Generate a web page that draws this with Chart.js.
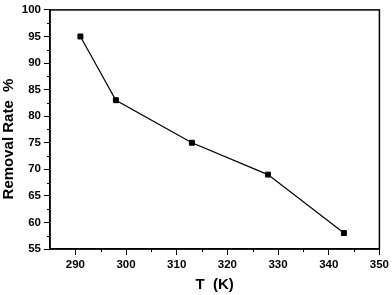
<!DOCTYPE html>
<html>
<head>
<meta charset="utf-8">
<script src="https://cdn.jsdelivr.net/npm/chart.js@4.4.1/dist/chart.umd.min.js"></script>
<style>
html,body{margin:0;padding:0;background:#fff;}
#wrap{width:392px;height:295px;position:relative;}
</style>
</head>
<body>
<div id="wrap"><canvas id="c" width="392" height="295"></canvas></div>
<script>
const temperatures = [291, 298, 313, 328, 343];
const removalRates = [95, 83, 75, 69, 58];
const xTickValues = [290, 300, 310, 320, 330, 340, 350];
const xMinorValues = [295, 305, 315, 325, 335, 345];
const yMinorValues = [57.5, 62.5, 67.5, 72.5, 77.5, 82.5, 87.5, 92.5, 97.5];
const xTitle = 'T  (K)';
const yTitle = 'Removal Rate  %';

const FONT = "'Liberation Sans', Arial, sans-serif";

const framePlugin = {
  id: 'frame',
  afterDraw(chart) {
    const {ctx, chartArea: a, scales} = chart;
    ctx.save();
    ctx.strokeStyle = '#000';
    ctx.lineWidth = 1.5;
    ctx.strokeRect(a.left, a.top, a.right - a.left, a.bottom - a.top);
    ctx.lineWidth = 1;
    ctx.beginPath();
    xMinorValues.forEach(v => {
      const px = Math.round(scales.x.getPixelForValue(v)) + 0.5;
      ctx.moveTo(px, a.bottom);
      ctx.lineTo(px, a.bottom + 3);
    });
    yMinorValues.forEach(v => {
      const py = Math.round(scales.y.getPixelForValue(v)) + 0.5;
      ctx.moveTo(a.left, py);
      ctx.lineTo(a.left - 3, py);
    });
    ctx.stroke();
    // y axis title
    ctx.fillStyle = '#000';
    ctx.font = "bold 15px " + FONT;
    ctx.textAlign = 'center';
    ctx.textBaseline = 'middle';
    ctx.translate(9, 139);
    ctx.rotate(-Math.PI / 2);
    ctx.fillText(yTitle, 0, 0);
    ctx.restore();
  }
};

new Chart(document.getElementById('c'), {
  type: 'scatter',
  data: {
    datasets: [{
      data: temperatures.map((t, i) => ({x: t, y: removalRates[i]})),
      showLine: true,
      borderColor: '#000',
      borderWidth: 1.2,
      backgroundColor: '#000',
      pointStyle: 'rect',
      pointRadius: 3.5,
      pointBorderWidth: 1,
      pointBorderColor: '#000',
      pointBackgroundColor: '#000',
      tension: 0
    }]
  },
  options: {
    responsive: false,
    animation: false,
    devicePixelRatio: 1,
    layout: {padding: {top: 7, right: 12, left: 0, bottom: 0}},
    plugins: {legend: {display: false}, tooltip: {enabled: false}},
    scales: {
      x: {
        type: 'linear',
        min: 285, max: 350,
        afterBuildTicks: s => { s.ticks = xTickValues.map(v => ({value: v})); },
        afterFit: s => { s.height = 46; },
        grid: {drawOnChartArea: false, tickLength: 6, tickWidth: 1, tickColor: '#000'},
        border: {color: '#000', width: 1.5},
        ticks: {color: '#000', padding: 3, maxRotation: 0, font: {family: FONT, size: 11.5, weight: 'bold'}},
        title: {display: true, text: xTitle, color: '#000', padding: {top: 0, bottom: 1}, font: {family: FONT, size: 15, weight: 'bold'}}
      },
      y: {
        type: 'linear',
        min: 55, max: 100,
        ticks: {stepSize: 5, color: '#000', padding: 3, font: {family: FONT, size: 11.5, weight: 'bold'}},
        afterFit: s => { s.width = 50; },
        grid: {drawOnChartArea: false, tickLength: 6, tickWidth: 1, tickColor: '#000'},
        border: {color: '#000', width: 1.5},
        title: {display: false}
      }
    }
  },
  plugins: [framePlugin]
});
</script>
</body>
</html>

========================================

Exercise details ▸ Without the pictures, copy the material exactly as given.

Full solution ▸
Generate a web page that draws this with Chart.js.
<!DOCTYPE html>
<html>
<head>
<meta charset="utf-8">
<script src="https://cdn.jsdelivr.net/npm/chart.js@4.4.1/dist/chart.umd.min.js"></script>
<style>
html,body{margin:0;padding:0;background:#fff;}
#wrap{width:392px;height:295px;position:relative;}
</style>
</head>
<body>
<div id="wrap"><canvas id="c" width="392" height="295"></canvas></div>
<script>
const temperatures = [291, 298, 313, 328, 343];
const removalRates = [95, 83, 75, 69, 58];
const xTickValues = [290, 300, 310, 320, 330, 340, 350];
const xMinorValues = [295, 305, 315, 325, 335, 345];
const yMinorValues = [57.5, 62.5, 67.5, 72.5, 77.5, 82.5, 87.5, 92.5, 97.5];
const xTitle = 'T  (K)';
const yTitle = 'Removal Rate  %';

const FONT = "'Liberation Sans', Arial, sans-serif";

const framePlugin = {
  id: 'frame',
  afterDraw(chart) {
    const {ctx, chartArea: a, scales} = chart;
    ctx.save();
    ctx.strokeStyle = '#000';
    ctx.lineWidth = 1.5;
    ctx.strokeRect(a.left, a.top, a.right - a.left, a.bottom - a.top);
    ctx.lineWidth = 1;
    ctx.beginPath();
    xMinorValues.forEach(v => {
      const px = Math.round(scales.x.getPixelForValue(v)) + 0.5;
      ctx.moveTo(px, a.bottom);
      ctx.lineTo(px, a.bottom + 3);
    });
    yMinorValues.forEach(v => {
      const py = Math.round(scales.y.getPixelForValue(v)) + 0.5;
      ctx.moveTo(a.left, py);
      ctx.lineTo(a.left - 3, py);
    });
    ctx.stroke();
    // y axis title
    ctx.fillStyle = '#000';
    ctx.font = "bold 15px " + FONT;
    ctx.textAlign = 'center';
    ctx.textBaseline = 'middle';
    ctx.translate(9, 139);
    ctx.rotate(-Math.PI / 2);
    ctx.fillText(yTitle, 0, 0);
    ctx.restore();
  }
};

new Chart(document.getElementById('c'), {
  type: 'scatter',
  data: {
    datasets: [{
      data: temperatures.map((t, i) => ({x: t, y: removalRates[i]})),
      showLine: true,
      borderColor: '#000',
      borderWidth: 1.2,
      backgroundColor: '#000',
      pointStyle: 'rect',
      pointRadius: 3.5,
      pointBorderWidth: 1,
      pointBorderColor: '#000',
      pointBackgroundColor: '#000',
      tension: 0
    }]
  },
  options: {
    responsive: false,
    animation: false,
    devicePixelRatio: 1,
    layout: {padding: {top: 7, right: 12, left: 0, bottom: 0}},
    plugins: {legend: {display: false}, tooltip: {enabled: false}},
    scales: {
      x: {
        type: 'linear',
        min: 285, max: 350,
        afterBuildTicks: s => { s.ticks = xTickValues.map(v => ({value: v})); },
        afterFit: s => { s.height = 46; },
        grid: {drawOnChartArea: false, tickLength: 6, tickWidth: 1, tickColor: '#000'},
        border: {color: '#000', width: 1.5},
        ticks: {color: '#000', padding: 3, maxRotation: 0, font: {family: FONT, size: 11.5, weight: 'bold'}},
        title: {display: true, text: xTitle, color: '#000', padding: {top: 0, bottom: 1}, font: {family: FONT, size: 15, weight: 'bold'}}
      },
      y: {
        type: 'linear',
        min: 55, max: 100,
        ticks: {stepSize: 5, color: '#000', padding: 3, font: {family: FONT, size: 11.5, weight: 'bold'}},
        afterFit: s => { s.width = 50; },
        grid: {drawOnChartArea: false, tickLength: 6, tickWidth: 1, tickColor: '#000'},
        border: {color: '#000', width: 1.5},
        title: {display: false}
      }
    }
  },
  plugins: [framePlugin]
});
</script>
</body>
</html>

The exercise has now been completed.